The Spitfire was to remain the air force’s premier fighter.
CHAPTER FIVE
SPITFIRE WOMEN
Mary Ellis
If ever an aircraft was built for a woman to fall in love with it was a Spitfire. Of course, the ladies could admire its fine curves and elegant nose, but actually flying the thing was surely beyond them?
Female aviation pioneers like Amelia Earhart and Amy Johnson had already proven that women could fly equally as well as men.
A
t the outbreak of war, pilots were needed to ferry aircraft from factories and airfields. It would have been a waste of resources if, like the French, combat pilots were used. The Air Transport Auxiliary (ATA) was introduced and it didn’t take long for some influential female fliers to argue for a role in the war effort.
After a brief struggle, permission was granted for eight women to join the ATA, albeit only flying Tiger Moth trainers. They demonstrated their hardiness and skills flying to Scotland in open cockpits in winter weather.
Every day the ATA pilots would wake up not knowing what aircraft type they would fly. Fortunately, they had an invaluable aid. The little ‘Blue Book’ had notes on more than seventy different aircraft types. Printed on both sides of postcard-size paper, it gave helpful hints such as if a plane had a tendency to swing on landing. The pilot would find the aircraft she was piloting – often for the very first time – read its notes for thirty minutes, then take to the skies.

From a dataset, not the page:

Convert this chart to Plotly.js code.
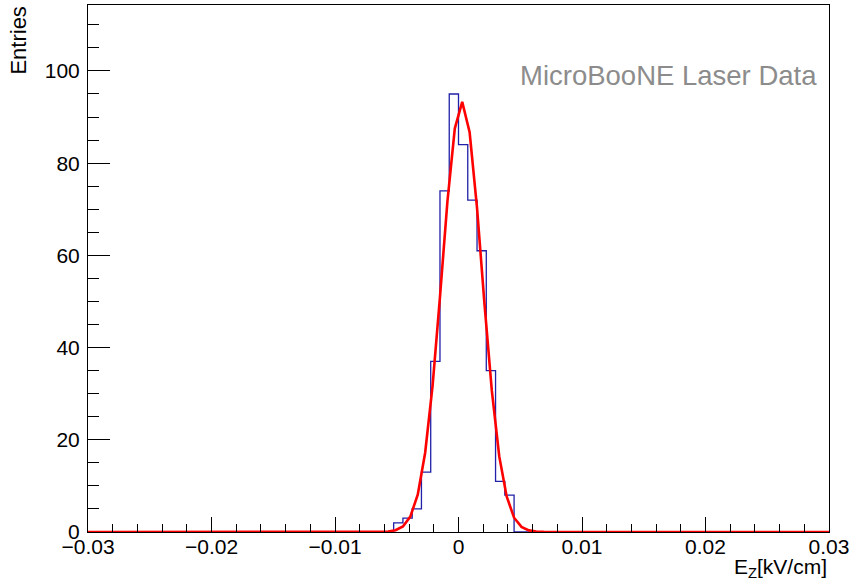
<!DOCTYPE html>
<html>
<head>
<meta charset="utf-8">
<script src="https://cdn.plot.ly/plotly-3.0.1.min.js"></script>
<style>html,body{margin:0;padding:0;background:#fff;}#plot{width:851px;height:583px;}</style>
</head>
<body>
<div id="plot"></div>
<script>
// Histogram bins (width 0.00075 kV/cm), non-empty region
const binEdges = [-0.00525, -0.0045, -0.00375, -0.003, -0.00225, -0.0015, -0.00075, 0, 0.00075, 0.0015, 0.00225, 0.003, 0.00375, 0.0045];
const binCounts = [2, 3, 5, 13, 37, 74, 95, 84, 72, 61, 35, 11, 8];
const xRange = [-0.03, 0.03];

// Gaussian fit curve
const fitX = [-0.03, -0.0069, -0.0063, -0.0057, -0.0051, -0.0045, -0.0039, -0.0033, -0.0027, -0.0021, -0.0015, -0.0009, -0.0003, 0.0003, 0.0009, 0.0015, 0.0021, 0.0027, 0.0033, 0.0039, 0.0045, 0.0051, 0.0057, 0.0063, 0.0069, 0.03];
const fitY = [0, 0.01, 0.02, 0.10, 0.38, 1.2, 3.35, 8.1, 17.2, 31.7, 51.0, 71.6, 87.5, 93.3, 86.7, 70.3, 49.6, 30.6, 16.4, 7.7, 3.1, 1.1, 0.35, 0.09, 0.02, 0];

const xTickVals = [-0.03, -0.02, -0.01, 0, 0.01, 0.02, 0.03];
const xTickText = ["\u22120.03", "\u22120.02", "\u22120.01", "0", "0.01", "0.02", "0.03"];
const yTickVals = [0, 20, 40, 60, 80, 100];

const histX = [xRange[0]].concat(binEdges, [xRange[1]]);
const histY = [0].concat(binCounts, [0, 0]);

const font = "Liberation Sans, Arial, Helvetica, sans-serif";

const traces = [
  {x: histX, y: histY, type: 'scatter', mode: 'lines', line: {shape: 'hv', color: '#2020a8', width: 1.3}, hoverinfo: 'skip'},
  {x: fitX, y: fitY, type: 'scatter', mode: 'lines', line: {color: '#ff0000', width: 2.6}, hoverinfo: 'skip'}
];

const layout = {
  width: 851, height: 583,
  margin: {l: 88, r: 22, t: 5, b: 51},
  paper_bgcolor: '#fff', plot_bgcolor: '#fff',
  showlegend: false,
  font: {family: font, size: 21, color: '#000'},
  xaxis: {
    range: xRange, showgrid: false, zeroline: false,
    showline: true, mirror: true, linecolor: '#000', linewidth: 1,
    ticks: 'inside', ticklen: 15, tickcolor: '#000', tickwidth: 1,
    tickvals: xTickVals, ticktext: xTickText,
    minor: {ticks: 'inside', ticklen: 8, dtick: 0.002, tick0: 0, tickcolor: '#000', showgrid: false},
    tickfont: {family: font, size: 21},
    ticklabelstandoff: -4
  },
  yaxis: {
    range: [0, 114.3], showgrid: false, zeroline: false,
    showline: true, mirror: true, linecolor: '#000', linewidth: 1,
    ticks: 'inside', ticklen: 22, tickcolor: '#000', tickwidth: 1,
    tickvals: yTickVals,
    minor: {ticks: 'inside', ticklen: 11, dtick: 5, tick0: 0, tickcolor: '#000', showgrid: false},
    tickfont: {family: font, size: 21},
    ticklabelstandoff: 3
  },
  annotations: [
    {text: 'MicroBooNE Laser Data', xref: 'paper', yref: 'paper', x: 0.9865, y: 0.867, xanchor: 'right', yanchor: 'middle', showarrow: false, font: {family: font, size: 27.5, color: '#8c8c8c'}},
    {text: 'Entries', xref: 'paper', yref: 'paper', x: -0.095, y: 1.0, xanchor: 'center', yanchor: 'top', textangle: -90, showarrow: false, font: {family: font, size: 22, color: '#000'}},
    {text: 'E<sub>Z</sub>[kV/cm]', xref: 'paper', yref: 'paper', x: 1.0, y: -0.04, xanchor: 'right', yanchor: 'top', showarrow: false, font: {family: font, size: 21, color: '#000'}}
  ]
};

Plotly.newPlot('plot', traces, layout, {displayModeBar: false, staticPlot: true});
</script>
</body>
</html>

By summer 1941 the ATA women had proven their worth. They would be allowed to fly operational aircraft and a great prize awaited: the Spitfire.
Perhaps more so than men, women fully appreciated the graceful lines that suggested a glorious flight. ‘To sit in the cockpit of a Spit, barely wider than one’s shoulders, was a poetry of its own,’ said Lettice Curtis,1 one of first ATA women.
The same flying circus that had taken Allan Scott on his first flight in 1932 had done the same for Mary Ellis two years earlier. She was also aged eleven when she took off in a two-seat Gypsy Moth biplane, and she too was immediately smitten by flying. ‘It was the most wonderful experience I’d ever known. I simply had to do it again.’